** Start of RECORDS TO USE **
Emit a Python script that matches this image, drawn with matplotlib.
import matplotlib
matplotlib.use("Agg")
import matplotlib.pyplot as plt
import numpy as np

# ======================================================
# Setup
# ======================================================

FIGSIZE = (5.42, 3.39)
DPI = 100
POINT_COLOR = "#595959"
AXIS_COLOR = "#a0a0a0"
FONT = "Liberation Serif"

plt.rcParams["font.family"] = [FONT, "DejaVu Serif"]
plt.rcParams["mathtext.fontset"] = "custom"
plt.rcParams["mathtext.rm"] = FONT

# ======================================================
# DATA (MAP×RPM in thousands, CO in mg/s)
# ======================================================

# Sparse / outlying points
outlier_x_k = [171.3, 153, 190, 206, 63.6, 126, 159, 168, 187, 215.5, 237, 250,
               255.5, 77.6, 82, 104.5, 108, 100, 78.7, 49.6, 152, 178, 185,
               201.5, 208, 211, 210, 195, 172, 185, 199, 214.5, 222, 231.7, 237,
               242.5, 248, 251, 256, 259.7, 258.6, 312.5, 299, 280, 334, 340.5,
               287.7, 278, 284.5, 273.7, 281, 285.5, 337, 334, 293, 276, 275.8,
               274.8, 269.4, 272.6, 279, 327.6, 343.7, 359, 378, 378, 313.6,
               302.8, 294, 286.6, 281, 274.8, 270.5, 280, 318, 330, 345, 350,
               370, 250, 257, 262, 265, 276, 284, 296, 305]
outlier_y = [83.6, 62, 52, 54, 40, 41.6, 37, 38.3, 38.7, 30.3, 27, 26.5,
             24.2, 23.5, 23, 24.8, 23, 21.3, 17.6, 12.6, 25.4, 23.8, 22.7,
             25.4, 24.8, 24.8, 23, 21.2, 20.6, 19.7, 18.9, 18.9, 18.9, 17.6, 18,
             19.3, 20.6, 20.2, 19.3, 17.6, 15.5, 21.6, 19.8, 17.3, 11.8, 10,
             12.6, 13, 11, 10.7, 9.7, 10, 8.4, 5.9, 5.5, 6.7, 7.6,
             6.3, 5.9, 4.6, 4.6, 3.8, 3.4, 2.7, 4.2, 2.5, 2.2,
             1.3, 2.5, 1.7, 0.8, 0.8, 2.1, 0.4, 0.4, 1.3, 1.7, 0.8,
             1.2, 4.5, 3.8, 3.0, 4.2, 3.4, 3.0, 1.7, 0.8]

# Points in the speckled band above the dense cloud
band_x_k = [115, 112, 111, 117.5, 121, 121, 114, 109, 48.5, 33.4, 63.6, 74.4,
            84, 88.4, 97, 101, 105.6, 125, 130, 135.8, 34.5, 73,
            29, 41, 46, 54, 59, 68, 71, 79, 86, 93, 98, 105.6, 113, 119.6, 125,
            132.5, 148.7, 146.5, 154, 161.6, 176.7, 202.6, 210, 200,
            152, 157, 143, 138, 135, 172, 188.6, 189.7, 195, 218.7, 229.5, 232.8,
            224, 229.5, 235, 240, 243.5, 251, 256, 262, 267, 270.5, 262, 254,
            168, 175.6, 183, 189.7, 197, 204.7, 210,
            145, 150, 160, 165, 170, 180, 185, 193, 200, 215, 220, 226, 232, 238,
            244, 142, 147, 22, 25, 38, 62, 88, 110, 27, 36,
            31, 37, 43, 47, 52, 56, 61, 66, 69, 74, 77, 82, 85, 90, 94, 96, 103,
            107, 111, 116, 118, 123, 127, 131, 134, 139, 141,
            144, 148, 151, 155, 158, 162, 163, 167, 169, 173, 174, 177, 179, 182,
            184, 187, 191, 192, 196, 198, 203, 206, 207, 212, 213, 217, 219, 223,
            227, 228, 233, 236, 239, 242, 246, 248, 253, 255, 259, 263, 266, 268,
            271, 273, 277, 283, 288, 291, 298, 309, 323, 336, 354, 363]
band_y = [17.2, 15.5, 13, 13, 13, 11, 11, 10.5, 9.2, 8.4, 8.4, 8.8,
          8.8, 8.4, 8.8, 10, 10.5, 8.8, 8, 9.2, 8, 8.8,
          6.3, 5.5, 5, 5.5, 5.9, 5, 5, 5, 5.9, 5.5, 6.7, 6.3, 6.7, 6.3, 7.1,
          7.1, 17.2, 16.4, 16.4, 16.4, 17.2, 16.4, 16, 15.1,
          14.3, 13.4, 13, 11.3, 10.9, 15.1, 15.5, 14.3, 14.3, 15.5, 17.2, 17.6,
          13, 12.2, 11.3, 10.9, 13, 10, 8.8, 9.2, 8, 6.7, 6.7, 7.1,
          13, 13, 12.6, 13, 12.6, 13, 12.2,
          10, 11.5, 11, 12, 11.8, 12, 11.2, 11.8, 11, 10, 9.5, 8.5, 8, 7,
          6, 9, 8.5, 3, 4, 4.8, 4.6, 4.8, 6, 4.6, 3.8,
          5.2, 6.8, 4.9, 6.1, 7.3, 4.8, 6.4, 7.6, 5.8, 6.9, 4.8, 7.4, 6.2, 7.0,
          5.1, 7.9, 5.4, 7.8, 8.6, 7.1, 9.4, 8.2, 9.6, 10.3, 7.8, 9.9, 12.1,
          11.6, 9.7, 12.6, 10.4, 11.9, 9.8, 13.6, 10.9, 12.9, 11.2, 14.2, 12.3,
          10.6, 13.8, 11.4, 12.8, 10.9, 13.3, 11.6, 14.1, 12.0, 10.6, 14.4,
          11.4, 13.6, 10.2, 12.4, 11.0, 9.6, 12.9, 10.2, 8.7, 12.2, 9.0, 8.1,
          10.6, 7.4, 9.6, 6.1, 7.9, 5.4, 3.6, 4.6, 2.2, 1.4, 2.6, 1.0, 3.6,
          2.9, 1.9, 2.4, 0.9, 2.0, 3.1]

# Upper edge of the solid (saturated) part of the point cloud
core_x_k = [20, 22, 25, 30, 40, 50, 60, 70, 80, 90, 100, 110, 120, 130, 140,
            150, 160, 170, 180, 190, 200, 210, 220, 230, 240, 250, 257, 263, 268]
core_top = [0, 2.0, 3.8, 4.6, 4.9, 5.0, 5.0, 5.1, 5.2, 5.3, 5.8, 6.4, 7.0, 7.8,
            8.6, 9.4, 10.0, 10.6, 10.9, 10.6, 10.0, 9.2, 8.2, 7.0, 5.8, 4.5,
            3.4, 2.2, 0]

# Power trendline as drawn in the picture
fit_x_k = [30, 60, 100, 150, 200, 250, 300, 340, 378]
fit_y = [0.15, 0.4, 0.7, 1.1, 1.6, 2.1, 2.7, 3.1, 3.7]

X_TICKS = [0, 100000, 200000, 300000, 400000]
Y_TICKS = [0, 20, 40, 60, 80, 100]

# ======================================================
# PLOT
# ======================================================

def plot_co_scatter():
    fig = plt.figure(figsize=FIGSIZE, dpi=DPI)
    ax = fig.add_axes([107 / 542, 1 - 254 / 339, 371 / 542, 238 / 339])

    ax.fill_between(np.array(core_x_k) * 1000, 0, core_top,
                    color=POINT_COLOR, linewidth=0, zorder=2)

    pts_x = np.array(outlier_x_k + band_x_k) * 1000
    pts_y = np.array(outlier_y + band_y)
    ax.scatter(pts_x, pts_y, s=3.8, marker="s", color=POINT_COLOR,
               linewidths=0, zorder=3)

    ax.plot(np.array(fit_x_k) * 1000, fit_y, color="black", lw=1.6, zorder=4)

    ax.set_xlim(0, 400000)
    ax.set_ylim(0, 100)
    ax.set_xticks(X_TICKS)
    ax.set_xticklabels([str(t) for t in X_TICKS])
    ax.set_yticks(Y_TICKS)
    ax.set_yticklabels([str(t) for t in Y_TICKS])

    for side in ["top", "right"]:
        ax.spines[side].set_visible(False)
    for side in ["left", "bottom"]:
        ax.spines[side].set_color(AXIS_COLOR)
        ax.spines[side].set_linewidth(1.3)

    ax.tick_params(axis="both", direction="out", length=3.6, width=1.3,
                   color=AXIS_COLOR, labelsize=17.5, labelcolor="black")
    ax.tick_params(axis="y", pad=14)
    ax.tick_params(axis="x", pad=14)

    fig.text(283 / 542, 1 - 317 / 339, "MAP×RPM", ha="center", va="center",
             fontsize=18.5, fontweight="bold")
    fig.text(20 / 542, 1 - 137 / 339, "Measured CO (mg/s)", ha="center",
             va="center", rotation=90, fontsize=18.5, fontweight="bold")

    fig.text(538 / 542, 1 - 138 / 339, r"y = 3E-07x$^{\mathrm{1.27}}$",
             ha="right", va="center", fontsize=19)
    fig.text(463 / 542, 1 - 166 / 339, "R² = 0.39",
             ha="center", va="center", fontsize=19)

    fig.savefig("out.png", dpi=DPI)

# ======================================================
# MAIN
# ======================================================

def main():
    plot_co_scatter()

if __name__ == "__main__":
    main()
** End of RECORDS TO USE **
** Start of RECORDS TO USE **
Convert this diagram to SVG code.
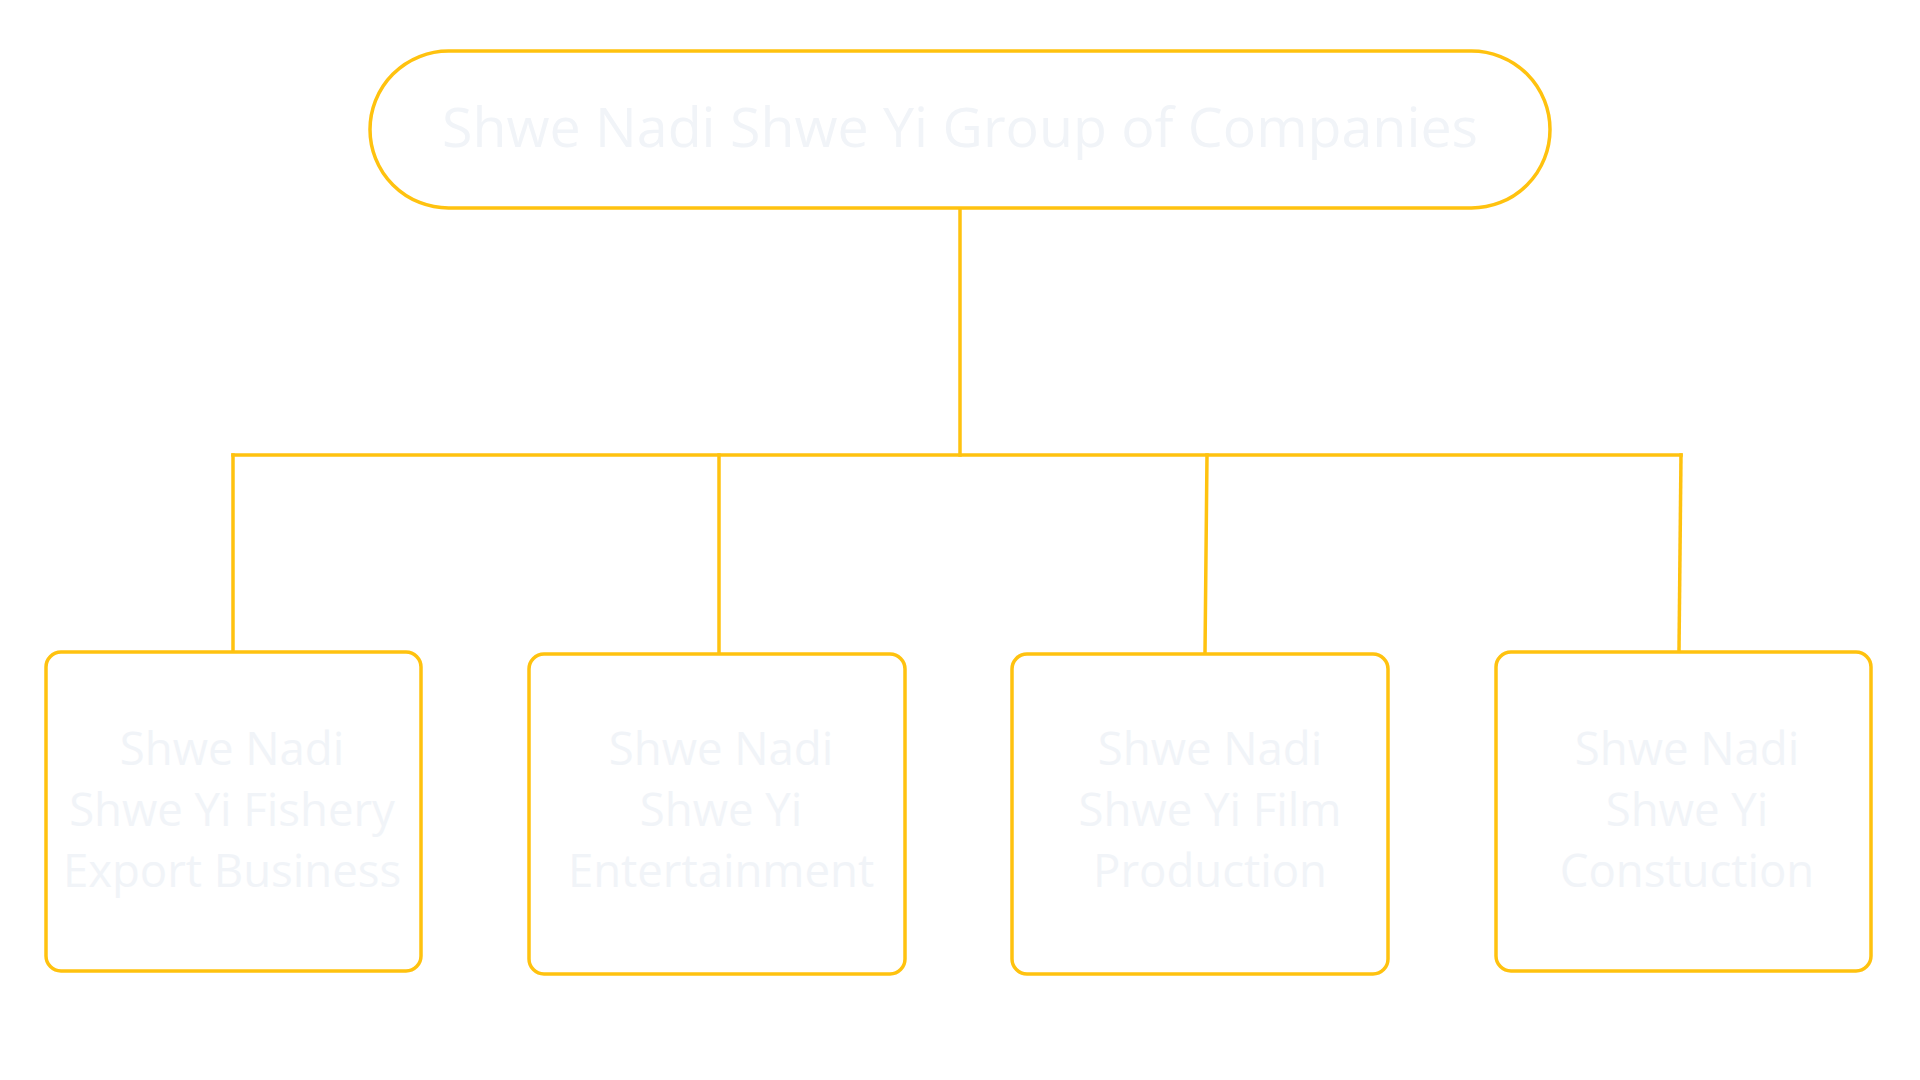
** End of RECORDS TO USE **
REQUIREMENT: State how many lines of the records above contain "this", with no words besides the number.

COMPLETED TASK: 2